Peranan Walisongo dalam Mempengaruhi Budaya Nusantara
Sebelum Walisongo
menyebarkan Islam ke bumi Nusantara, sudah terdapat banyak suku bangsa,
organisasi pemerintah, struktur ekonomi, sosial dan budaya di Nusantara yang
berkembang. Semua itu tidak terlepas dari pengaruh sebelumnya, yaitu kebudayaan
nenek moyang (animisme dan dinamisme), dan Hindu Budha yang berkembang lebih
dulu daripada Islam.
Seperti halnya
kondisi masyarakat daerah pesisir pada waktu itu, bisa dikatakan lebih maju
daripada daerah lainnya. Terutama pesisir daerah pelabuhan. Alasannya karena
daerah pesisir ini digunakan sebagai pelabuhan dan pusat perdagangan. Penduduk pesisir
terkena pecampuran budaya (akulturasi) dengan pedagang asing yang singgah. Secara
tidak langsung, dalam perdagangan yang dilakukan antara keduanya, mereka menjadi
mengerti kebudayaan perdagangan asing. Pedagang asing ini seperti pedagang dari
Arab, Persia, China, India dan Eropa.
Hindu Budha
lebih dulu masuk di Nusantara daripada Islam. Islam masuk ke Nusantara bisa
dengan mudah diterima masyarakat pada waktu itu dengan berbagai alasan. Situasi
politik dan ekonomi kerajaan Hindu, Sriwijaya dan Majapahit yang mengalami
kemunduran. Akibat dari kemunduran situasi politik, adipati – adipati pesisir
yang melakukan perdagangan dengan pedagang muslim akhirnya menjadi penerima
agama Islam. Kekacauan politik saat itu mengakibatkan kekacauan pada budaya dan
tradisi masyarakat. Para mubaligh – mubalign dan pegadang muslim kemudian
menjalin hubungan lebih dekat melalui pernikahan, akibatnya awal Islam masuk di
Nusantara sudah ada keturunan arab ata india.
Setelah masuknya
Islam di Nusantara, terbuktu budaya dan ajaran Islam mulai berkembang. Hal ini
tidak bisa terlepas dari peran mubaligh – mubaligh dan peran Walisongo di Jawa.

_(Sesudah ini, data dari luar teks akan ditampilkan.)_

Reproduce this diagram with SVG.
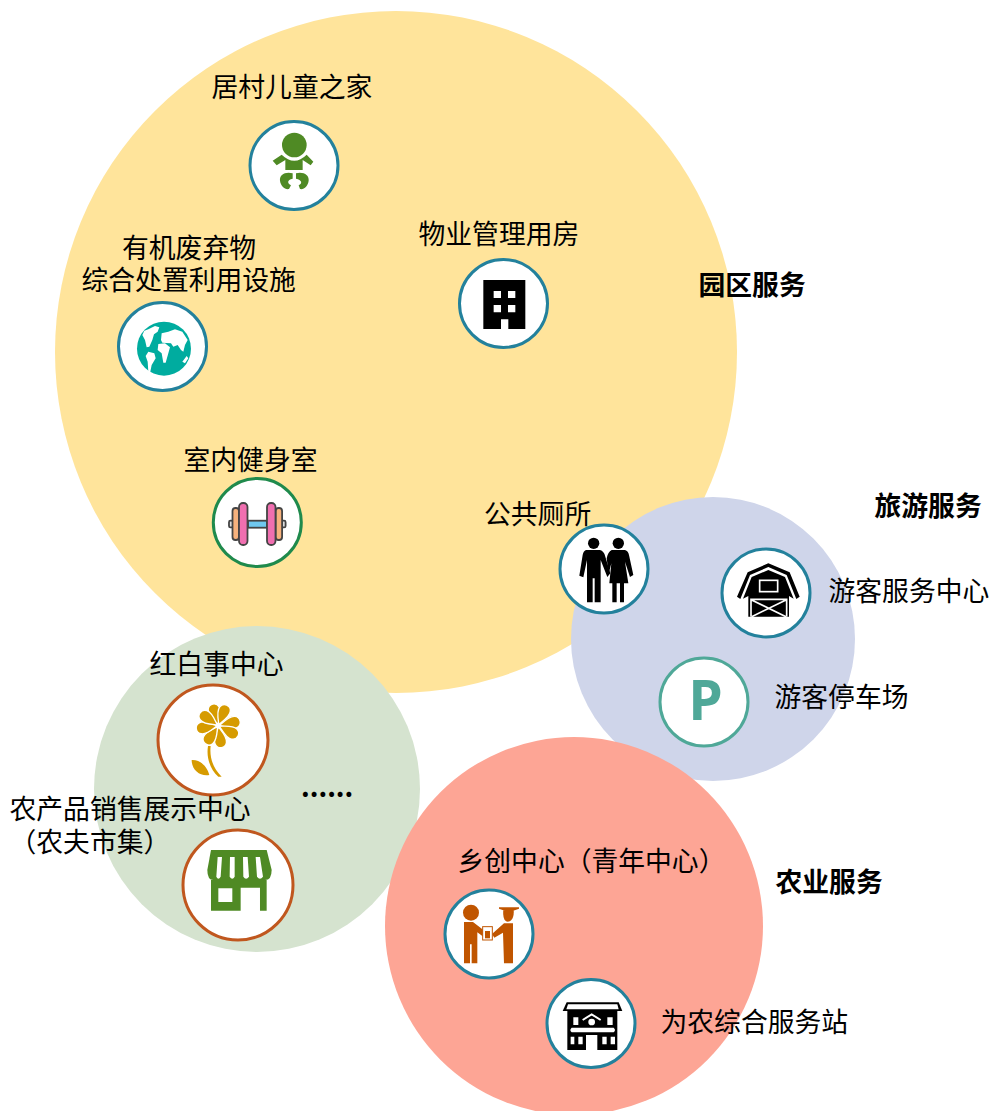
<svg xmlns="http://www.w3.org/2000/svg" width="992" height="1111" viewBox="0 0 992 1111">
<style>
text{font-family:"Noto Sans CJK SC","Noto Sans",sans-serif;font-size:26.8px;fill:#000}
.b{font-weight:700}
.r{fill:#fff;stroke-width:3}
.t{stroke:#23819c}
.o{stroke:#c0571e}
</style>
<defs>
<path id="petal" d="M0,-4C-9,-20-22,-38-17,-54C-12,-71 12,-71 17,-54C22,-38 9,-20 0,-4Z" fill="#d69b00" stroke="#fff" stroke-width="4"/>
</defs>
<g id="zones">
<circle id="zone-park" cx="396" cy="352" r="341" fill="#ffe49b"/>
<circle id="zone-tour" cx="713" cy="639" r="142" fill="#cfd5ea"/>
<circle id="zone-green" cx="257" cy="789" r="163" fill="#d5e3cf"/>
<circle id="zone-agri" cx="574" cy="926" r="189" fill="#fda595"/>
</g>
<g id="zone-labels">
<text class="b" x="698.500" y="294.700">园区服务</text>
<text class="b" x="874.500" y="516">旅游服务</text>
<text class="b" x="775.500" y="891.700">农业服务</text>
<text class="b" x="301" y="797">......</text>
</g>
<g id="node-baby">
<circle class="r t" cx="294" cy="165.500" r="44"/>
<text x="211.500" y="96.700">居村儿童之家</text>
<g transform="translate(240 110) scale(.3333)" fill="#4f8a24">
<circle cx="163" cy="105" r="37"/>
<path d="M125,134Q163,170 200,134L220,155L212,166L188,150L188,180L136,180L136,150L110,166L98,152Z"/>
<path d="M158,190C135,184 118,195 120,212C122,228 135,240 147,237L153,226C142,220 140,210 158,206Z"/>
<path d="M168,190C190,184 208,195 206,212C204,228 192,240 180,237L176,226C188,220 186,210 168,206Z"/>
</g>
</g>
<g id="node-office">
<circle class="r t" cx="503.500" cy="303.500" r="44"/>
<text x="418.500" y="243.700">物业管理用房</text>
<g transform="translate(450 255) scale(.3333)">
<path d="M100,75H226V222H175V193H153V222H100Z"/>
<path fill="#fff" d="M131,108H153V129H131ZM174,108H196V129H174ZM131,150H153V172H131ZM174,150H196V172H174Z"/>
</g>
</g>
<g id="node-globe">
<circle class="r t" cx="162.500" cy="346.500" r="44"/>
<text x="122" y="257.700">有机废弃物</text>
<text x="81.500" y="289.700">综合处置利用设施</text>
<g transform="translate(105 290) scale(.3333)">
<circle cx="177" cy="176" r="81" fill="#00ac9f"/>
<path fill="#fff" d="M130,118L150,108L163,112L158,125L147,133L142,150L133,170L125,172L120,150L112,135L118,122ZM130,185L148,190L152,205L140,225L135,250L130,245L128,215L122,198ZM168,150L170,130L190,125L210,118L232,125L248,150L240,165L235,185L228,180L218,165L205,170L198,160L172,158ZM160,162L180,160L195,172L190,190L182,218L175,218L170,190L158,180ZM232,215L245,198L250,205L240,220Z"/>
</g>
</g>
<g id="node-gym">
<circle cx="257.300" cy="522.500" r="44" fill="#fff" stroke="#1f8a4c" stroke-width="3"/>
<text x="183.500" y="469.700">室内健身室</text>
<g stroke="#444" stroke-width="1.800">
<rect x="248" y="520.700" width="19" height="7" fill="#6fc8ef"/>
<rect x="229" y="520.700" width="4" height="6.700" rx="1.500" fill="#ddd"/>
<rect x="281.600" y="520.700" width="4" height="6.700" rx="1.500" fill="#ddd"/>
<rect x="232.500" y="508" width="6.500" height="32" rx="3" fill="#f7b27d"/>
<rect x="275.600" y="508" width="6.500" height="32" rx="3" fill="#f7b27d"/>
<rect x="239" y="503" width="8.500" height="42" rx="4" fill="#f06fb0"/>
<rect x="267" y="503" width="8.500" height="42" rx="4" fill="#f06fb0"/>
</g>
</g>
<g id="node-toilet">
<circle class="r t" cx="604" cy="569" r="44"/>
<text x="484" y="524">公共厕所</text>
<g transform="translate(550 515) scale(.3333)">
<circle cx="131" cy="85" r="17"/>
<circle cx="205" cy="85" r="17"/>
<path d="M108,105H150Q162,108 166,125L181,175L172,186L152,135V262H134V190H128V262H111V135L100,187L88,182L98,120Q100,108 108,105Z"/>
<path d="M185,105H225Q235,108 237,120L250,180L240,186L225,140L235,205H222V262H210V205H200V262H187V205H178L184,145L176,176L170,130Q174,110 185,105Z"/>
</g>
</g>
<g id="node-visitor">
<circle class="r t" cx="766" cy="593" r="44"/>
<text x="828.500" y="600.700">游客服务中心</text>
<g transform="translate(715 540) scale(.3333)">
<path d="M160,70L224,97L254,170L244,177L215,105L160,81L105,105L76,177L66,170L98,97Z"/>
<path d="M160,90L210,111L236,176L222,168V230H100V168L84,176L110,111Z"/>
<rect x="134" y="121" width="54" height="34" fill="none" stroke="#fff" stroke-width="5"/>
<path d="M108,230V178H215V230M110,180L213,230M213,180L110,230" fill="none" stroke="#fff" stroke-width="5"/>
</g>
</g>
<g id="node-parking">
<circle cx="704" cy="702" r="44" fill="#fff" stroke="#4fa898" stroke-width="3"/>
<text x="774.500" y="706.700">游客停车场</text>
<text x="705.500" y="720" text-anchor="middle" style="font-family:'Open Sans',sans-serif;font-size:55px;font-weight:700;fill:#4fa898">P</text>
</g>
<g id="node-flower">
<circle cx="213" cy="740" r="55" fill="#fff" stroke="#c0571e" stroke-width="3"/>
<text x="149.500" y="673.700">红白事中心</text>
<g transform="translate(150 680) scale(.3333)">
<g transform="translate(205 137)">
<use href="#petal" transform="rotate(-15)"/>
<use href="#petal" transform="rotate(22)"/>
<use href="#petal" transform="rotate(78)"/>
<use href="#petal" transform="rotate(118)"/>
<use href="#petal" transform="rotate(172)"/>
<use href="#petal" transform="rotate(215)"/>
<use href="#petal" transform="rotate(262)"/>
<use href="#petal" transform="rotate(305)"/>
</g>
<path fill="#d69b00" d="M174,198L182,198C178,235 190,265 215,290L205,290C182,270 168,235 174,198ZM125,240C150,238 172,260 178,285C150,290 125,270 125,240Z"/>
</g>
</g>
<g id="node-market">
<circle cx="238" cy="885" r="55" fill="#fff" stroke="#c0571e" stroke-width="3"/>
<text x="9.500" y="818.700">农产品销售展示中心</text>
<text x="9.500" y="851.700">（农夫市集）</text>
<g transform="translate(175 825) scale(.3333)" fill="#4f8a24">
<path d="M108,75H275L290,135Q290,165 270,165H115Q97,165 97,135Z"/>
<path fill="#fff" d="M128,96H141L137,155Q130,168 124,155ZM165,96H179L179,155Q172,168 164,155ZM204,96H218L222,155Q213,168 205,155ZM242,96H255L264,155Q255,168 246,155Z"/>
<path fill-rule="evenodd" d="M108,165H275V257H255V188H197V257H108ZM130,190V231H172V190Z"/>
</g>
</g>
<g id="node-youth">
<circle class="r t" cx="489" cy="934" r="44"/>
<text x="457.500" y="870.700">乡创中心（青年中心）</text>
<g transform="translate(435 885) scale(.3333)" fill="#c05500">
<circle cx="108" cy="83" r="24"/>
<path d="M87,111H114L153,141L146,156L127,142V235H110V178H105V235H87Z"/>
<path d="M192,67H252V71L222,82L192,71Z"/>
<path d="M205,76H236C238,100 228,110 218,110C208,110 203,95 205,76Z"/>
<path d="M234,115H207L171,147L178,158L204,143L207,235H234Z"/>
<rect x="143" y="125" width="29" height="40" fill="#fff" stroke="#c05500" stroke-width="3"/>
<path d="M150,138H165V160H150Z"/>
</g>
</g>
<g id="node-station">
<circle class="r t" cx="591" cy="1023.500" r="44"/>
<text x="660.500" y="1031.700">为农综合服务站</text>
<g transform="translate(540 975) scale(.3333)">
<path d="M80,82H236L247,108H68Z"/>
<path fill="#fff" d="M84,88H232L236,103H79Z"/>
<path d="M82,107H232V225H172V180H138V225H82Z"/>
<path fill="#fff" d="M100,127H115V150H100ZM202,127H218V150H202ZM95,158H221Q229,165 221,172H95Q87,165 95,158ZM92,185H103V208H92ZM115,185H128V208H115ZM187,185H200V208H187ZM212,185H225V208H212Z"/>
<path fill="none" stroke="#fff" stroke-width="6" d="M128,135L155,118L182,135"/>
<circle cx="155" cy="141" r="10" fill="#fff"/>
</g>
</g>
</svg>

Walisongo dikenal sebagai penyebar agama Islam di tanah Jawa pada abad ke-17. Mereka
tinggal di wilayah penting pantai utara pulau Jawa, yaitu di Surabaya – Gresik –
Lamongan di Jawa Timur, Demak – Kudus – Muria di Jawa Tengah, dan Cirebon di
Jawa Barat.
Walisongo terdiri atas sembilan orang; Maulana Malik Ibrahim, Sunan Ampel, Sunan Bonang, Sunan Giri, Sunan Kudus, Sunan Drajat, Sunan Muria, Sunan Gunung Jati dan Sunan Kalijaga. Kesembilan “wali” yang dalam bahasa Arab artinya “penolong” ini merupakan para intelektual yang terlibat dalam upaya pembaharuan sosial yang pengaruhnya terasa dalam berbagai manifestasi kebudayaan mulai dari kesehatan, bercocok tanam, perniagaan, kebudayaan, kesenian, kemasyarakatan, hingga ke pemerintah.